## Listing
+-------+

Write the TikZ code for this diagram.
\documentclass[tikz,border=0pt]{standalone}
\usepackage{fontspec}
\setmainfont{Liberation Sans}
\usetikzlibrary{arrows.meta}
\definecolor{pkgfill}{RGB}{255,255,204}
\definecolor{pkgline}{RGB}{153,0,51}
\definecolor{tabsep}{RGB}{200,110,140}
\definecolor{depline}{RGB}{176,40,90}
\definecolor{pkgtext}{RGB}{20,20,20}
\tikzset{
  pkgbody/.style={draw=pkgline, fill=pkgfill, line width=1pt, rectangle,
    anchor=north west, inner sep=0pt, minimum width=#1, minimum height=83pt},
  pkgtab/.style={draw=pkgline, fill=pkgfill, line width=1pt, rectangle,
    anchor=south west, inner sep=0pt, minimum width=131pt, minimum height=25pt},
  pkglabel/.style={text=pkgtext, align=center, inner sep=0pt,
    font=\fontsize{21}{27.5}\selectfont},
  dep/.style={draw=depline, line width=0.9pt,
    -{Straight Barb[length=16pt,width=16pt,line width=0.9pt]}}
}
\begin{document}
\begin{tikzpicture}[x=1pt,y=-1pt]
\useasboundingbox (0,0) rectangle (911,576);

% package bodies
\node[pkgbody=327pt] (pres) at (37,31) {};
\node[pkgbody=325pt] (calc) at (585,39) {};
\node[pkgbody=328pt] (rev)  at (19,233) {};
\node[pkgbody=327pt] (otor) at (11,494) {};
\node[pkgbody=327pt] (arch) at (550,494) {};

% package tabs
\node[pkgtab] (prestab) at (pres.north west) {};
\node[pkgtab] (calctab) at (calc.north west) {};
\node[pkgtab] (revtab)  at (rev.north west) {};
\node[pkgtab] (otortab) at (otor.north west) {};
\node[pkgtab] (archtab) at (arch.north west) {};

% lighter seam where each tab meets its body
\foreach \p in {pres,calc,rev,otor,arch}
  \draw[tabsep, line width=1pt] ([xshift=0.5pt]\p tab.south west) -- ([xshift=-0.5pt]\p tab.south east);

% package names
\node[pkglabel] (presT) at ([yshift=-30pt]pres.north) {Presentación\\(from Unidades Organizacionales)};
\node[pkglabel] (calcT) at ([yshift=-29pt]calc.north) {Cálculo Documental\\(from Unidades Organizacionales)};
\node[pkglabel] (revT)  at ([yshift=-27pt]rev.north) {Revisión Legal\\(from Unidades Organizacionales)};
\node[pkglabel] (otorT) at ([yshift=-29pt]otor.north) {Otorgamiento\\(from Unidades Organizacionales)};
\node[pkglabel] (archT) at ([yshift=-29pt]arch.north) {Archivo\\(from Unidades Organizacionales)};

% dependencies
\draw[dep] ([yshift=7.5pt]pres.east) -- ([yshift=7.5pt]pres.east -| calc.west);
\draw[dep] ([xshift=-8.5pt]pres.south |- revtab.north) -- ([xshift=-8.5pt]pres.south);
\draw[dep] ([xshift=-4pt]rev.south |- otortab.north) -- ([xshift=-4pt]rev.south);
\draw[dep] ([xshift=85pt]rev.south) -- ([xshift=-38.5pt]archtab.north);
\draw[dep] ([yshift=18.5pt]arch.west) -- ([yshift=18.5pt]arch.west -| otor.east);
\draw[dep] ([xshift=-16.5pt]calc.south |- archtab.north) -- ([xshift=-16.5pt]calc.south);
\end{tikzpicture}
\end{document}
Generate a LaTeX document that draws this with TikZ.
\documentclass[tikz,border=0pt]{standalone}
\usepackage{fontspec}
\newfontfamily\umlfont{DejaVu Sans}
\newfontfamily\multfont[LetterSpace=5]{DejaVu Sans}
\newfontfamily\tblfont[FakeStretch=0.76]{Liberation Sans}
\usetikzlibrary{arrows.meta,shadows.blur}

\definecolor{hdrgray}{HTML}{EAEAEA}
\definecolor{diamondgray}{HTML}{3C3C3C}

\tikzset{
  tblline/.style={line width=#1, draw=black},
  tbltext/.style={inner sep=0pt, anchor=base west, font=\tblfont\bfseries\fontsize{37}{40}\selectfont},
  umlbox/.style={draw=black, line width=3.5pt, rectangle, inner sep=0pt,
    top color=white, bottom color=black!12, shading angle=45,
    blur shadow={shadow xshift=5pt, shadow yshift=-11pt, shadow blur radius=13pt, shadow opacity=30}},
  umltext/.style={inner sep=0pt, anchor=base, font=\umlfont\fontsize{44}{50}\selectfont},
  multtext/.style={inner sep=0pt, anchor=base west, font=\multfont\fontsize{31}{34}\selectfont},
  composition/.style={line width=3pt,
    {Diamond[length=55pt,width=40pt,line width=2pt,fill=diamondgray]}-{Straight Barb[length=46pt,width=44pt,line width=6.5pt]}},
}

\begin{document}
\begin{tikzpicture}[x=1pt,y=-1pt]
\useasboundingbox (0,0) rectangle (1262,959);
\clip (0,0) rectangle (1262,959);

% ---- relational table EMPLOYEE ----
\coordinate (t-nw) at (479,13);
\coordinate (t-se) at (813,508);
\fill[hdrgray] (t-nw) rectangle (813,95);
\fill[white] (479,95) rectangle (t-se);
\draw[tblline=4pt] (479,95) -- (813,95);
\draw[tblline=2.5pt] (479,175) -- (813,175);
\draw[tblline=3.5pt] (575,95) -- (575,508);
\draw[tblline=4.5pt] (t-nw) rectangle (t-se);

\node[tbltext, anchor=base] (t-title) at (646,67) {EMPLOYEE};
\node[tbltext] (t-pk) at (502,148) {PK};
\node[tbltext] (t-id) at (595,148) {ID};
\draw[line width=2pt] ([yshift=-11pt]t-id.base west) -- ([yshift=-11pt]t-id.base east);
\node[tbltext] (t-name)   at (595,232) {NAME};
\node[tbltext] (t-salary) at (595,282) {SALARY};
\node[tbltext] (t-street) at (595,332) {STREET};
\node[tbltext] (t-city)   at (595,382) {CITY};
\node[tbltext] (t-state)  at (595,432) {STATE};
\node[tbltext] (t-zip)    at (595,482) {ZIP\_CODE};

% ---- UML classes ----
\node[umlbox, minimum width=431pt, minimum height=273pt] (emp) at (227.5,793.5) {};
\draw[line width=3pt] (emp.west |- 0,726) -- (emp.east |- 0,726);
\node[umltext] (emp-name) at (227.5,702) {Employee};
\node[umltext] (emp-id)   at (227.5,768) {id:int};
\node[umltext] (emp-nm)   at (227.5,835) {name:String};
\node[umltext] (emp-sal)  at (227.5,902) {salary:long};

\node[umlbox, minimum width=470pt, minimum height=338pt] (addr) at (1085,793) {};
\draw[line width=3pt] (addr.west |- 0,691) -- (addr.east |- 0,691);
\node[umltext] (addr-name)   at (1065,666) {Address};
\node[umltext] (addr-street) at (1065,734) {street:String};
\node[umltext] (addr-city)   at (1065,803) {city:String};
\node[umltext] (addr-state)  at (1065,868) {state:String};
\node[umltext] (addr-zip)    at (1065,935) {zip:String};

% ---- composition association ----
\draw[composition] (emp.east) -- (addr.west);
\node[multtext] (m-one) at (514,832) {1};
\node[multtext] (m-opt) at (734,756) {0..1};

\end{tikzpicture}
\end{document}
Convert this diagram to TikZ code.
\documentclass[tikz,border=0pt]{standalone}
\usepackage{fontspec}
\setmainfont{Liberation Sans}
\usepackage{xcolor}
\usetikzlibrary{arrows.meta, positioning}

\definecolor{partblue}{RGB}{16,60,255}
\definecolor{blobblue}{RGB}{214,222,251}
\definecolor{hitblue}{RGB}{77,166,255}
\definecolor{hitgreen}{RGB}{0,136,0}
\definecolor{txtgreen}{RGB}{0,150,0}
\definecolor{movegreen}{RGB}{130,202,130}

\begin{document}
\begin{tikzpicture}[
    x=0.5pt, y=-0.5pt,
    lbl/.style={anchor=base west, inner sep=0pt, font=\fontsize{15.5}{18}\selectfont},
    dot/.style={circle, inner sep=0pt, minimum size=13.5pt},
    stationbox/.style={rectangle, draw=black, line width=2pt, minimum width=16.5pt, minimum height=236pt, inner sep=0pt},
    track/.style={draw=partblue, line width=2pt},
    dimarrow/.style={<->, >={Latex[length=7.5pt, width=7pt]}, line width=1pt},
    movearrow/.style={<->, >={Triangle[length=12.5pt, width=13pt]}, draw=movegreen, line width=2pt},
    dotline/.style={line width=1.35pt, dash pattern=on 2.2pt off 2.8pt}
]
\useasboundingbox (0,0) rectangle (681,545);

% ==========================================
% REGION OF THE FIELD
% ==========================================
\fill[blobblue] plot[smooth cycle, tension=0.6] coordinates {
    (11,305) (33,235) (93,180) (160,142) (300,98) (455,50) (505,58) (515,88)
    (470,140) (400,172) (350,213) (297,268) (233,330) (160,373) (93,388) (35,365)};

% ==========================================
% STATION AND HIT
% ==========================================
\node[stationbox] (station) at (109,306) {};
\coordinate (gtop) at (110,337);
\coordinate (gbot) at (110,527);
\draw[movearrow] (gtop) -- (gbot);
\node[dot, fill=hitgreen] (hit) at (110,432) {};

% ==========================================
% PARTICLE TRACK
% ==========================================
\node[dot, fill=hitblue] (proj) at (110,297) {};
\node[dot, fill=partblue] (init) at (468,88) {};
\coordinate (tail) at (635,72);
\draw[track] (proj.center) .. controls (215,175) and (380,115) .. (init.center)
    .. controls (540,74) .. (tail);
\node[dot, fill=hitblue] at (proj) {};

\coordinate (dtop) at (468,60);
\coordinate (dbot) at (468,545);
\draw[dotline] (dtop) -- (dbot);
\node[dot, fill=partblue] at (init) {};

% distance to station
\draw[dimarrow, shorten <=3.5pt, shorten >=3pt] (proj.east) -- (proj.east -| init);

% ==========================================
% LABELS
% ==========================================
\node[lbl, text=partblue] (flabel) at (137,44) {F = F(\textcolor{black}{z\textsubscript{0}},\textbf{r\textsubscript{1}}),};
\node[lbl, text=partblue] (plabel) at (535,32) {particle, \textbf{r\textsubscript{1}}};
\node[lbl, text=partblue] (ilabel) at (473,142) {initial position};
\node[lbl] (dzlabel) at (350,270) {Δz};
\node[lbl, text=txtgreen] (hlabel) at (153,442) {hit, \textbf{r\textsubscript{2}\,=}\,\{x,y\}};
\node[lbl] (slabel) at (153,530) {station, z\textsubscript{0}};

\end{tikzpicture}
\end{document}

+-------+

## Aim
Retype exactly, and only, the lines from the one containing "Convert this diagram to TikZ code." through the one containing "fill=hitgreen] (hit) at", both included.

## Written response
Convert this diagram to TikZ code.
\documentclass[tikz,border=0pt]{standalone}
\usepackage{fontspec}
\setmainfont{Liberation Sans}
\usepackage{xcolor}
\usetikzlibrary{arrows.meta, positioning}

\definecolor{partblue}{RGB}{16,60,255}
\definecolor{blobblue}{RGB}{214,222,251}
\definecolor{hitblue}{RGB}{77,166,255}
\definecolor{hitgreen}{RGB}{0,136,0}
\definecolor{txtgreen}{RGB}{0,150,0}
\definecolor{movegreen}{RGB}{130,202,130}

\begin{document}
\begin{tikzpicture}[
    x=0.5pt, y=-0.5pt,
    lbl/.style={anchor=base west, inner sep=0pt, font=\fontsize{15.5}{18}\selectfont},
    dot/.style={circle, inner sep=0pt, minimum size=13.5pt},
    stationbox/.style={rectangle, draw=black, line width=2pt, minimum width=16.5pt, minimum height=236pt, inner sep=0pt},
    track/.style={draw=partblue, line width=2pt},
    dimarrow/.style={<->, >={Latex[length=7.5pt, width=7pt]}, line width=1pt},
    movearrow/.style={<->, >={Triangle[length=12.5pt, width=13pt]}, draw=movegreen, line width=2pt},
    dotline/.style={line width=1.35pt, dash pattern=on 2.2pt off 2.8pt}
]
\useasboundingbox (0,0) rectangle (681,545);

% ==========================================
% REGION OF THE FIELD
% ==========================================
\fill[blobblue] plot[smooth cycle, tension=0.6] coordinates {
    (11,305) (33,235) (93,180) (160,142) (300,98) (455,50) (505,58) (515,88)
    (470,140) (400,172) (350,213) (297,268) (233,330) (160,373) (93,388) (35,365)};

% ==========================================
% STATION AND HIT
% ==========================================
\node[stationbox] (station) at (109,306) {};
\coordinate (gtop) at (110,337);
\coordinate (gbot) at (110,527);
\draw[movearrow] (gtop) -- (gbot);
\node[dot, fill=hitgreen] (hit) at (110,432) {};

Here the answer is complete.